REITs issued $19.2 billion in secondary offerings of common equity during the first half of 2019, which is more than they raised during the entire year of 2018. Indeed, if REITs maintain this pace in the second half, total issuance could approach a new record for the sector. REIT share prices rose to an 11.9% premium over NAV, estimated by Green Street Advisors, the highest since 2013 and following a long period where share prices had been at a discount. Higher share prices lowered REITs cost of capital making it an opportune time to raise equity.
At-the-market (ATM) issuance has become an increasingly important part of raising equity in a low-cost and flexible manner. Equity raised through ATM programs topped $3 billion in Q2 for the first time and represented 28% of total equity raised over the past four quarters. REITs have been steadily increasing the amount of equity they gather from ATM programs versus traditional underwritten offerings over the past couple of years. Issuance in the past year and a half has been particularly robust with REITs raising over $2 billion in four out of the previous five quarters.
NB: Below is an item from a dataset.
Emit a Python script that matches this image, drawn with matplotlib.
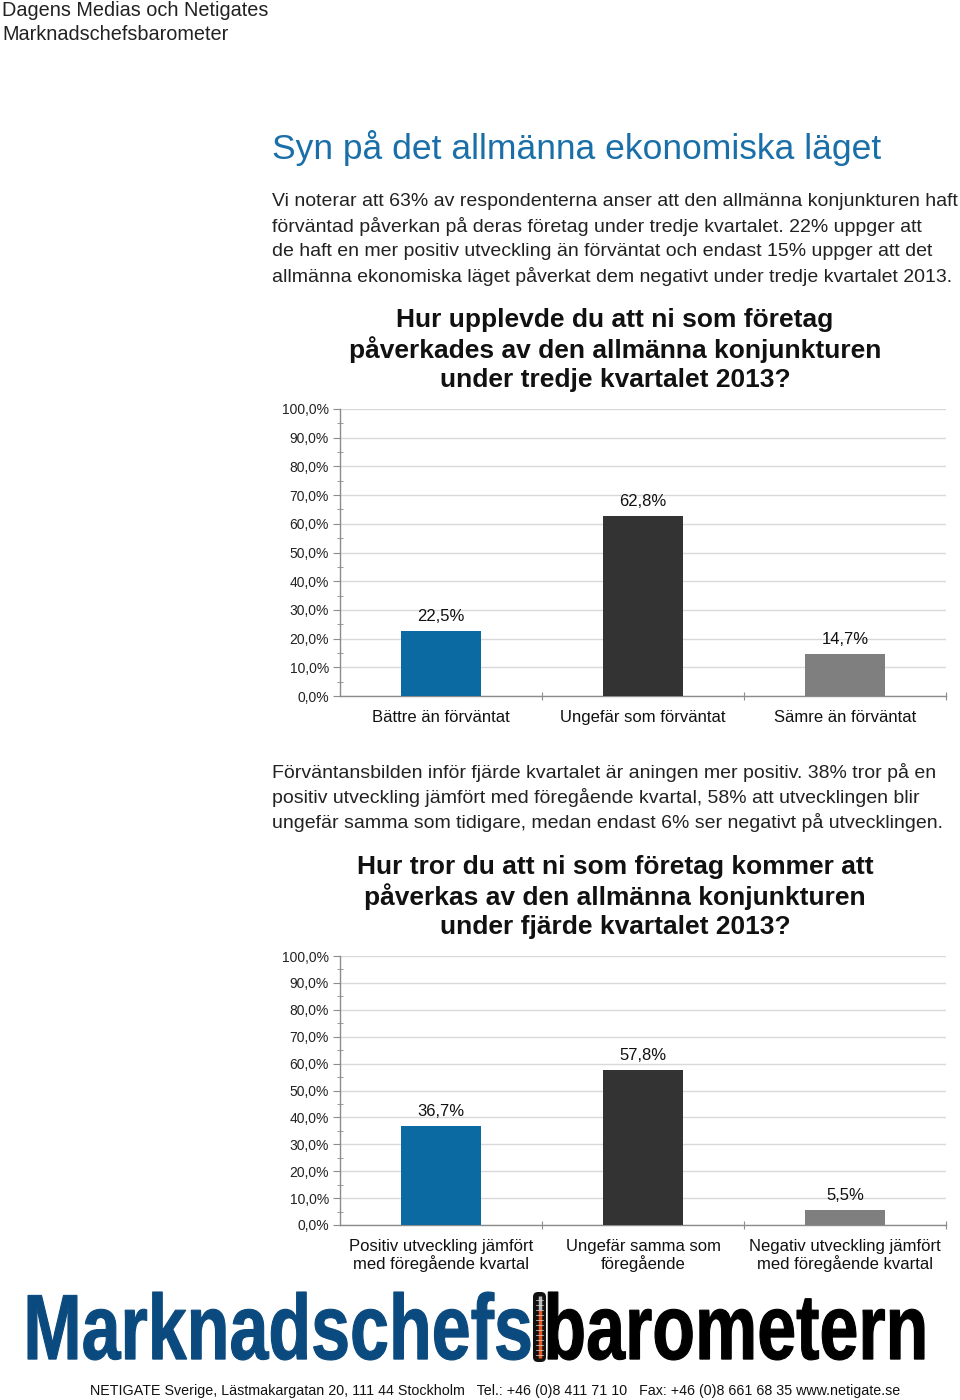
import matplotlib
matplotlib.use("Agg")
import matplotlib.pyplot as plt
from matplotlib.ticker import MultipleLocator, FuncFormatter
from matplotlib.textpath import TextPath
from matplotlib.patches import PathPatch, FancyBboxPatch
from matplotlib.font_manager import FontProperties
from matplotlib.transforms import Affine2D

# ---------------- data ----------------
cats1 = ["Bättre än förväntat", "Ungefär som förväntat", "Sämre än förväntat"]
vals1 = [22.5, 62.8, 14.7]
cats2 = ["Positiv utveckling jämfört\nmed föregående kvartal", "Ungefär samma som\nföregående",
         "Negativ utveckling jämfört\nmed föregående kvartal"]
vals2 = [36.7, 57.8, 5.5]
bar_colors = ["#0a6aa1", "#333333", "#7f7f7f"]
yticks = [0, 10, 20, 30, 40, 50, 60, 70, 80, 90, 100]

header = ["Dagens Medias och Netigates", "Marknadschefsbarometer"]
main_title = "Syn på det allmänna ekonomiska läget"
para1 = ["Vi noterar att 63% av respondenterna anser att den allmänna konjunkturen haft",
         "förväntad påverkan på deras företag under tredje kvartalet. 22% uppger att",
         "de haft en mer positiv utveckling än förväntat och endast 15% uppger att det",
         "allmänna ekonomiska läget påverkat dem negativt under tredje kvartalet 2013."]
chart1_title = ["Hur upplevde du att ni som företag",
                "påverkades av den allmänna konjunkturen",
                "under tredje kvartalet 2013?"]
para2 = ["Förväntansbilden inför fjärde kvartalet är aningen mer positiv. 38% tror på en",
         "positiv utveckling jämfört med föregående kvartal, 58% att utvecklingen blir",
         "ungefär samma som tidigare, medan endast 6% ser negativt på utvecklingen."]
chart2_title = ["Hur tror du att ni som företag kommer att",
                "påverkas av den allmänna konjunkturen",
                "under fjärde kvartalet 2013?"]
footer = "NETIGATE Sverige, Lästmakargatan 20, 111 44 Stockholm   Tel.: +46 (0)8 411 71 10   Fax: +46 (0)8 661 68 35 www.netigate.se"

W, H = 960, 1400
fig = plt.figure(figsize=(9.6, 14), dpi=100)
fig.patch.set_facecolor("white")

def fy(y):
    return 1 - y / H

def fx(x):
    return x / W

body_font = "Liberation Sans"

# header
for i, line in enumerate(header):
    fig.text(fx(2), fy(11 + 24 * i), line, ha="left", va="center", fontsize=14.3,
             color="#222222", family=body_font)

# main title
fig.text(fx(272), fy(148), main_title, ha="left", va="center", fontsize=25.5,
         color="#1a6fa8", family=body_font)

for i, line in enumerate(para1):
    fig.text(fx(272), fy(202 + 25 * i), line, ha="left", va="center", fontsize=14,
             color="#222222", family=body_font)

for i, line in enumerate(para2):
    fig.text(fx(272), fy(773 + 25 * i), line, ha="left", va="center", fontsize=14,
             color="#222222", family=body_font)


def make_chart(top_px, bottom_px, cats, vals, title, title_y):
    ax = fig.add_axes([fx(340), fy(bottom_px), fx(946) - fx(340), fy(top_px) - fy(bottom_px)])
    x = list(range(len(cats)))
    ax.bar(x, vals, width=0.4, color=bar_colors, zorder=3)
    ax.set_xlim(-0.5, len(cats) - 0.5)
    ax.set_ylim(0, 100)
    ax.set_yticks(yticks)
    ax.yaxis.set_minor_locator(MultipleLocator(5))
    ax.yaxis.set_major_formatter(FuncFormatter(lambda v, p: f"{v:.1f}%".replace(".", ",")))
    ax.grid(axis="y", which="major", color="#d9d9d9", linewidth=1, zorder=0)
    for s in ["top", "right"]:
        ax.spines[s].set_visible(False)
    for s in ["left", "bottom"]:
        ax.spines[s].set_color("#8c8c8c")
        ax.spines[s].set_linewidth(1)
    ax.tick_params(axis="y", which="major", length=5, color="#8c8c8c", labelsize=10,
                   labelcolor="#222222", pad=3)
    ax.tick_params(axis="y", which="minor", length=4, color="#8c8c8c", direction="inout")
    ax.set_xticks([i + 0.5 for i in range(len(cats))])
    ax.set_xticklabels([])
    ax.tick_params(axis="x", which="major", length=6, color="#8c8c8c", direction="inout")
    for lab in ax.get_yticklabels():
        lab.set_family(body_font)
    for xi, (c, v) in enumerate(zip(cats, vals)):
        ax.annotate(c, (xi, 0), xytext=(0, -10), textcoords="offset points",
                    ha="center", va="top", fontsize=12, family=body_font,
                    color="#111111", linespacing=1.1)
        ax.annotate(f"{v:.1f}%".replace(".", ","), (xi, v), xytext=(0, 5),
                    textcoords="offset points", ha="center", va="bottom",
                    fontsize=12, family=body_font, color="#111111")
    for i, line in enumerate(title):
        fig.text(fx(615), fy(title_y + 30 * i), line, ha="center", va="center",
                 fontsize=19, fontweight="bold", family=body_font, color="#111111")
    return ax

make_chart(409, 696, cats1, vals1, chart1_title, 320)
make_chart(956, 1225, cats2, vals2, chart2_title, 867)

# ---------------- logo ----------------
lax = fig.add_axes([0, 0, 1, 1])
lax.set_xlim(0, W)
lax.set_ylim(H, 0)
lax.axis("off")

fp = FontProperties(family="Liberation Sans", weight="bold")

def squeezed_text(s, x0, x1, ybase, height, color):
    tp = TextPath((0, 0), s, size=100, prop=fp)
    ext = tp.get_extents()
    sx = (x1 - x0) / ext.width
    sy = height / ext.height
    tr = Affine2D().translate(-ext.x0, -ext.y0).scale(sx, -sy).translate(x0, ybase)
    path = tr.transform_path(tp)
    lax.add_patch(PathPatch(path, facecolor=color, edgecolor=color, linewidth=0.8))

squeezed_text("Marknadschefs", 28, 530, 1360, 68, "#0b4a7e")
squeezed_text("barometern", 548, 924, 1360, 68, "#000000")
# thermometer
lax.add_patch(FancyBboxPatch((533, 1292), 13, 70, boxstyle="round,pad=0,rounding_size=5",
                             facecolor="#111111", edgecolor="none"))
lax.plot([539.5, 539.5], [1310, 1358], color="#e8581e", lw=2.5, solid_capstyle="butt")
lax.plot([539.5, 539.5], [1296, 1310], color="#bbbbbb", lw=2.5, solid_capstyle="butt")
for yy in range(1300, 1360, 5):
    lax.plot([536, 543], [yy, yy], color="#dddddd", lw=0.5)

fig.text(fx(495), fy(1391), footer, ha="center", va="center", fontsize=10.3,
         family=body_font, color="#111111")

fig.savefig("out.png", dpi=100, facecolor="white")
Higher equity issuance reflects a strong outlook for the sector and will help fund new opportunities for REIT investors.
The favorable outlook for REITs is supported by solid fundamentals and strong returns. FFO and dividends paid continue to grow as occupancy rates rose to record highs in the second quarter (see Nareit T-Tracker for more performance data on REITs). REITs also lead U.S. equity markets in 2019 with a 26% total return year-to-date, far ahead of the 18% posted by the S&P 500. Strong earnings and returns means good news for the company, investors, and outlook for the sector.